Exercise details.
In the listing below, locate the lines that hold the string "script". Copy those lines.

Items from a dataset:
BEGIN

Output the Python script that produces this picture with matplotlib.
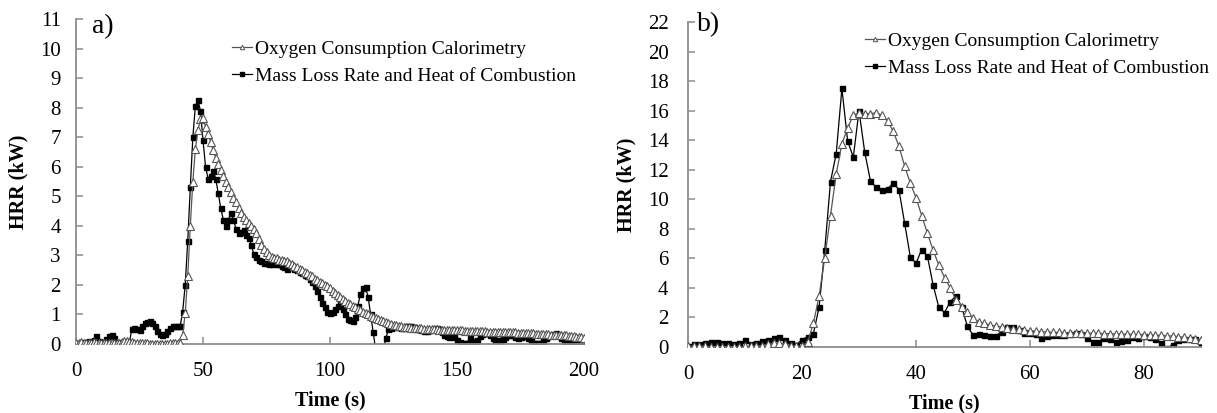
import matplotlib.pyplot as plt
from matplotlib.lines import Line2D

plt.rcParams["font.family"] = ["Liberation Serif", "DejaVu Serif"]

# ---- test a) : 0-200 s, 1 s samples ----
time_a = list(range(0, 201))
ox_a = [0.05, 0.02, 0.06, 0.03, 0.05, 0.04, 0.03, 0.06, 0.04, 0.05,
        0.04, 0.03, 0.02, 0.03, 0.02, 0.02, 0.03, 0.05, 0.08, 0.1,
        0.1, 0.08, 0.06, 0.05, 0.05, 0.04, 0.03, 0.02, 0.02, 0.01,
        0.01, 0.0, 0.0, 0.01, 0.0, 0.0, 0.01, 0.02, 0.02, 0.03,
        0.03, 0.05, 0.3, 1.05, 2.3, 4.0, 5.5, 6.6, 7.25, 7.6,
        7.65, 7.35, 7.1, 6.85, 6.55, 6.3, 6.1, 5.9, 5.7, 5.5,
        5.3, 5.15, 4.95, 4.8, 4.6, 4.45, 4.3, 4.2, 4.1, 4.0,
        3.9, 3.75, 3.55, 3.35, 3.2, 3.1, 3.0, 2.95, 2.9, 2.9,
        2.85, 2.85, 2.8, 2.8, 2.75, 2.7, 2.65, 2.6, 2.55, 2.5,
        2.45, 2.4, 2.35, 2.3, 2.2, 2.15, 2.1, 2.05, 2.0, 1.95,
        1.9, 1.8, 1.72, 1.65, 1.58, 1.52, 1.46, 1.4, 1.35, 1.3,
        1.25, 1.2, 1.15, 1.1, 1.05, 1.0, 0.96, 0.92, 0.88, 0.85,
        0.82, 0.78, 0.75, 0.72, 0.69, 0.66, 0.64, 0.62, 0.6, 0.58,
        0.57, 0.56, 0.55, 0.55, 0.54, 0.53, 0.53, 0.52, 0.52, 0.51,
        0.5, 0.5, 0.5, 0.49, 0.49, 0.48, 0.48, 0.47, 0.47, 0.47,
        0.46, 0.46, 0.46, 0.45, 0.45, 0.45, 0.44, 0.44, 0.44, 0.43,
        0.43, 0.43, 0.42, 0.42, 0.42, 0.41, 0.41, 0.41, 0.4, 0.4,
        0.4, 0.39, 0.39, 0.39, 0.38, 0.38, 0.38, 0.37, 0.37, 0.36,
        0.36, 0.35, 0.35, 0.34, 0.34, 0.33, 0.33, 0.32, 0.32, 0.31,
        0.31, 0.3, 0.3, 0.29, 0.28, 0.27, 0.26, 0.25, 0.24, 0.23,
        0.22]
ml_a = [0.02, 0.05, 0.03, 0.08, 0.05, 0.1, 0.06, 0.12, 0.28, 0.1,
        0.05, 0.08, 0.18, 0.28, 0.3, 0.2, 0.08, 0.02, 0.05, 0.08,
        0.1, 0.06, 0.5, 0.55, 0.5, 0.48, 0.6, 0.7, 0.75, 0.78,
        0.72, 0.6, 0.45, 0.35, 0.3, 0.35, 0.45, 0.55, 0.62, 0.6,
        0.62, 0.6, 1.1, 2.0, 3.5, 5.3, 7.0, 8.05, 8.25, 7.9,
        6.9, 6.0, 5.6, 5.7, 5.85, 5.6, 5.1, 4.6, 4.2, 4.0,
        4.2, 4.45, 4.2, 3.9, 3.75, 3.8, 3.85, 3.7, 3.6, 3.35,
        3.05, 2.95, 2.85, 2.8, 2.75, 2.75, 2.7, 2.72, 2.75, 2.7,
        2.72, 2.65, 2.6, 2.55, 2.6, 2.65, 2.55, 2.5, 2.45, 2.4,
        2.35, 2.3, 2.2, 2.1, 1.95, 1.8, 1.6, 1.4, 1.25, 1.1,
        1.05, 1.08, 1.2, 1.3, 1.35, 1.2, 1.0, 0.85, 0.8, 0.78,
        0.9, 1.3, 1.7, 1.9, 1.92, 1.6, 1.0, 0.4, -0.2, -0.6,
        -0.6, -0.2, 0.2, 0.5, 0.55, 0.58, 0.6, 0.58, 0.55, 0.55,
        0.6, 0.62, 0.6, 0.56, 0.52, 0.5, 0.48, 0.45, 0.45, 0.48,
        0.5, 0.52, 0.55, 0.5, 0.4, 0.32, 0.26, 0.25, 0.3, 0.25,
        0.15, 0.08, 0.03, 0.02, 0.05, 0.2, 0.1, 0.05, 0.15, 0.28,
        0.35, 0.38, 0.36, 0.3, 0.22, 0.15, 0.12, 0.12, 0.18, 0.25,
        0.3, 0.32, 0.3, 0.25, 0.22, 0.25, 0.3, 0.28, 0.2, 0.12,
        0.05, 0.02, 0.02, 0.05, 0.1, 0.2, 0.28, 0.32, 0.35, 0.36,
        0.3, 0.2, 0.1, 0.05, 0.05, 0.08, 0.1, 0.08, 0.06, 0.05,
        0.05]

# ---- test b) : 0-90 s, 1 s samples ----
time_b = list(range(0, 91))
ox_b = [0.05, 0.05, 0.05, 0.05, 0.0, 0.0, 0.0, 0.0, 0.0, 0.0,
        0.05, 0.05, 0.05, 0.1, 0.2, 0.25, 0.25, 0.2, 0.1, 0.05,
        0.05, 0.35, 1.6, 3.45, 6.05, 8.9, 11.7, 13.75, 14.8, 15.7,
        15.85, 15.8, 15.8, 15.85, 15.7, 15.3, 14.6, 13.6, 12.25, 11.1,
        10.1, 8.9, 7.7, 6.55, 5.55, 4.7, 4.0, 3.2, 2.73, 2.39,
        1.94, 1.71, 1.6, 1.5, 1.42, 1.36, 1.3, 1.25, 1.2, 1.15,
        1.1, 1.07, 1.04, 1.02, 1.0, 0.99, 0.98, 0.97, 0.96, 0.95,
        0.94, 0.93, 0.92, 0.91, 0.9, 0.89, 0.88, 0.87, 0.86, 0.85,
        0.84, 0.82, 0.8, 0.78, 0.76, 0.74, 0.7, 0.66, 0.6, 0.55,
        0.5]
ml_b = [0.1, 0.2, 0.2, 0.3, 0.35, 0.35, 0.3, 0.25, 0.2, 0.25,
        0.45, 0.2, 0.3, 0.4, 0.5, 0.6, 0.65, 0.45, 0.25, 0.15,
        0.5, 0.7, 0.9, 2.7, 6.6, 11.2, 13.07, 17.5, 13.97, 12.84,
        16.0, 13.2, 11.26, 10.8, 10.6, 10.7, 11.1, 10.65, 8.4, 6.1,
        5.66, 6.6, 6.15, 4.2, 2.7, 2.33, 3.07, 3.45, 2.73, 1.42,
        0.81, 0.85, 0.8, 0.75, 0.75, 1.04, 1.37, 1.33, 1.15, 0.97,
        0.95, 0.85, 0.59, 0.75, 0.78, 0.8, 0.8, 0.9, 0.97, 0.9,
        0.6, 0.36, 0.36, 0.6, 0.55, 0.31, 0.4, 0.5, 0.7, 0.6,
        0.75, 0.7, 0.55, 0.3, -0.1, 0.15, 0.5, 0.55, 0.55, 0.52,
        0.3]

labels = ["Oxygen Consumption Calorimetry",
          "Mass Loss Rate and Heat of Combustion"]

W, H = 1217, 413
fig = plt.figure(figsize=(W / 100, H / 100), dpi=100)


def px_box(x0, x1, y_top, y_bot):
    return [x0 / W, 1 - y_bot / H, (x1 - x0) / W, (y_bot - y_top) / H]


def style_axes(ax, xmax, xstep, ymax, ystep, ypad):
    ax.set_xlim(0, xmax)
    ax.set_ylim(0, ymax)
    ax.set_xticks(range(0, xmax + 1, xstep))
    ax.set_yticks(range(0, ymax + 1, ystep))
    for s in ("top", "right"):
        ax.spines[s].set_visible(False)
    for s in ("left", "bottom"):
        ax.spines[s].set_color("#8c8c8c")
        ax.spines[s].set_linewidth(1.3)
    ax.tick_params(axis="both", direction="in", length=5, width=1.1,
                   color="#8c8c8c", labelsize=15)
    ax.tick_params(axis="x", pad=13)
    ax.tick_params(axis="y", pad=ypad)
    ax.set_xlabel("Time (s)", fontsize=14.5, fontweight="bold", labelpad=7)
    ax.set_ylabel("HRR (kW)", fontsize=14.5, fontweight="bold", labelpad=8)


def draw(ax, t, ox, ml):
    ax.plot(t, ox, color="#555555", lw=0.9, marker="^", ms=5.5,
            mfc="white", mec="#555555", mew=0.8, zorder=3)
    ax.plot(t, ml, color="black", lw=0.9, marker="s", ms=3.6,
            mfc="black", mec="black", zorder=2)


def add_legend(ax, x_px, y_px):
    handles = [
        Line2D([], [], color="#555555", lw=0.9, marker="^", ms=3.2,
               mfc="white", mec="#555555", mew=0.7),
        Line2D([], [], color="black", lw=0.9, marker="s", ms=2.4,
               mfc="black", mec="black"),
    ]
    ax.legend(handles, labels, loc="upper left",
              bbox_to_anchor=(x_px / W, 1 - y_px / H),
              bbox_transform=fig.transFigure, frameon=False, fontsize=14,
              handlelength=1.05, handletextpad=0.15, labelspacing=0.5,
              borderpad=0, borderaxespad=0)


ax1 = fig.add_axes(px_box(76, 584, 19, 344))
draw(ax1, time_a, ox_a, ml_a)
style_axes(ax1, 200, 50, 11, 1, 11)
fig.text(92 / W, 1 - 27 / H, "a)", fontsize=20, va="center")
add_legend(ax1, 232, 40)

ax2 = fig.add_axes(px_box(688, 1201, 22, 347))
draw(ax2, time_b, ox_b, ml_b)
style_axes(ax2, 90, 20, 22, 2, 14)
fig.text(697 / W, 1 - 25 / H, "b)", fontsize=20, va="center")
add_legend(ax2, 865, 32)

fig.savefig("out.png", dpi=100)
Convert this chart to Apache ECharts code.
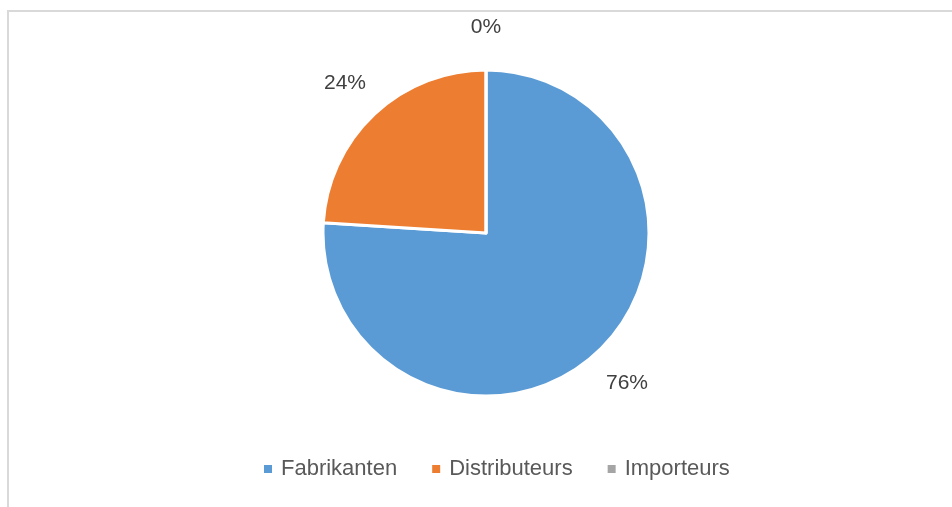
<!DOCTYPE html>
<html>
<head>
<meta charset="utf-8">
<title>Pie</title>
<script src="https://cdn.jsdelivr.net/npm/echarts@6/dist/echarts.min.js"></script>
<style>
    html, body { margin: 0; padding: 0; background: #fff; }
    #frame {
        position: absolute; left: 7px; top: 10px; width: 960px; height: 520px;
        border-left: 2px solid #d9d9d9; border-top: 2px solid #d9d9d9;
    }
    #chart { position: absolute; left: 0; top: 0; width: 952px; height: 507px; }
</style>
</head>
<body>
<div id="frame"></div>
<div id="chart"></div>
<script>
// 类别与数值
const categories = ['Fabrikanten', 'Distributeurs', 'Importeurs'];
const values = [76, 24, 0];
const colors = ['#5B9BD5', '#ED7D31', '#A5A5A5'];

const chart = echarts.init(document.getElementById('chart'));

const pieData = categories.map((name, i) => ({ name: name, value: values[i] }));

const option = {
    animation: false,
    color: colors,
    legend: {
        bottom: 22,
        left: 257,
        itemWidth: 10,
        itemHeight: 10,
        itemGap: 33,
        icon: 'rect',
        textStyle: { color: '#595959', fontSize: 22, fontFamily: 'Liberation Sans', padding: [0, 0, 0, 3] },
        data: categories
    },
    series: [
        {
            type: 'pie',
            center: [486, 233],
            radius: [0, 163],
            startAngle: 90,
            clockwise: true,
            itemStyle: { borderColor: '#fff', borderWidth: 3 },
            label: { show: false },
            labelLine: { show: false },
            data: pieData
        },
        {
            // 透明外环，仅用于放置百分比标签
            type: 'pie',
            center: [486, 233],
            radius: [188, 218],
            startAngle: 90,
            clockwise: true,
            silent: true,
            legendHoverLink: false,
            itemStyle: { color: 'rgba(0,0,0,0)' },
            label: {
                show: true,
                position: 'inside',
                formatter: '{d}%',
                color: '#404040',
                fontSize: 21,
                fontFamily: 'Liberation Sans'
            },
            labelLine: { show: false },
            data: pieData
        }
    ]
};

chart.setOption(option);
</script>
</body>
</html>
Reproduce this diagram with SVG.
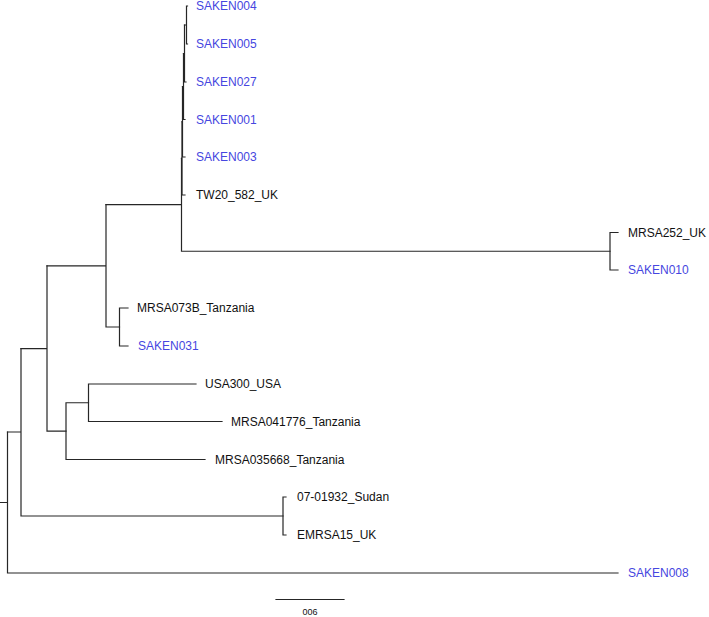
<svg xmlns="http://www.w3.org/2000/svg" width="709" height="617" viewBox="0 0 709 617">
<style>
.e{fill:none;stroke:#262626;stroke-width:1.2;stroke-linecap:square}
.t{font-family:"Liberation Sans",Arial,sans-serif;font-size:12px;fill:#111}
.b{fill:#4646e0}
.s{font-family:"Liberation Sans",Arial,sans-serif;font-size:9px;fill:#111}
</style>
<rect width="709" height="617" fill="#fff"/>
<g id="connectors">
<!-- root -->
<path class="e" d="M0,502.5H7.5M7.5,432V573H618"/>
<!-- M -->
<path class="e" d="M7.5,432H21M21,348.7V516H283"/>
<!-- N -->
<path class="e" d="M283,497V535M283,497H286M283,535H286"/>
<!-- J -->
<path class="e" d="M21,348.7H47M47,265.8V431.1H66"/>
<!-- K -->
<path class="e" d="M66,402.75V459.5H205M66,402.75H88.5"/>
<!-- L -->
<path class="e" d="M88.5,384V421.5M88.5,384H196M88.5,421.5H222"/>
<!-- H -->
<path class="e" d="M47,265.8H106M106,204.6V327H119.5"/>
<!-- I -->
<path class="e" d="M119.5,308V346M119.5,308H128M119.5,346H128"/>
<!-- F -->
<path class="e" d="M106,204.6H181.5M181.5,158.4V251.25H610"/>
<!-- G -->
<path class="e" d="M610,232.5V270M610,232.5H618M610,270H618"/>
<!-- E -->
<path class="e" d="M181.5,158.4H182M182,121.75V195H185"/>
<!-- D -->
<path class="e" d="M182,121.75H182.5M182.5,86.5V157H185"/>
<!-- C -->
<path class="e" d="M182.5,86.5H183.5M183.5,53.5V119.5H185"/>
<!-- B -->
<path class="e" d="M183.5,53.5H184.5M184.5,25V82H186"/>
<!-- A -->
<path class="e" d="M184.5,25H186.5M186.5,6V44H187.5M186.5,6H187.5"/>
</g>
<g id="SAKEN004"><text class="t b" x="196" y="10.3">SAKEN004</text></g>
<g id="SAKEN005"><text class="t b" x="196" y="48.3">SAKEN005</text></g>
<g id="SAKEN027"><text class="t b" x="196" y="86.3">SAKEN027</text></g>
<g id="SAKEN001"><text class="t b" x="196" y="123.8">SAKEN001</text></g>
<g id="SAKEN003"><text class="t b" x="196" y="161.3">SAKEN003</text></g>
<g id="TW20_582_UK"><text class="t" x="196" y="199.3">TW20_582_UK</text></g>
<g id="MRSA252_UK"><text class="t" x="628" y="236.8">MRSA252_UK</text></g>
<g id="SAKEN010"><text class="t b" x="628" y="274.3">SAKEN010</text></g>
<g id="MRSA073B_Tanzania"><text class="t" x="137" y="312.3">MRSA073B_Tanzania</text></g>
<g id="SAKEN031"><text class="t b" x="138" y="350.3">SAKEN031</text></g>
<g id="USA300_USA"><text class="t" x="205" y="388.3">USA300_USA</text></g>
<g id="MRSA041776_Tanzania"><text class="t" x="231" y="425.8">MRSA041776_Tanzania</text></g>
<g id="MRSA035668_Tanzania"><text class="t" x="215" y="463.8">MRSA035668_Tanzania</text></g>
<g id="n07-01932_Sudan"><text class="t" x="297" y="501.3">07-01932_Sudan</text></g>
<g id="EMRSA15_UK"><text class="t" x="297" y="539.3">EMRSA15_UK</text></g>
<g id="SAKEN008"><text class="t b" x="628" y="577.3">SAKEN008</text></g>
<g id="scale">
<path class="e" d="M276,599.5H344"/>
<text class="s" x="310" y="614.5" text-anchor="middle">006</text>
</g>
</svg>
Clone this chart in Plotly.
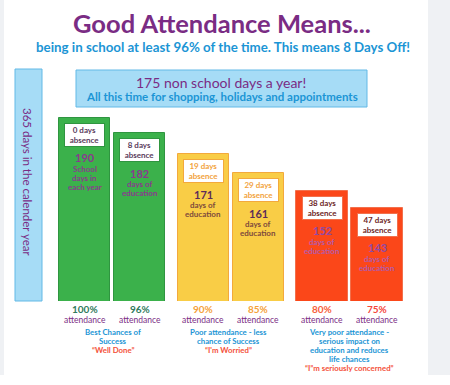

END

Response.
Output the Python script that produces this picture with matplotlib.
<script src="https://cdn.jsdelivr.net/npm/echarts@6/dist/echarts.min.js"></script>
<script>
</script>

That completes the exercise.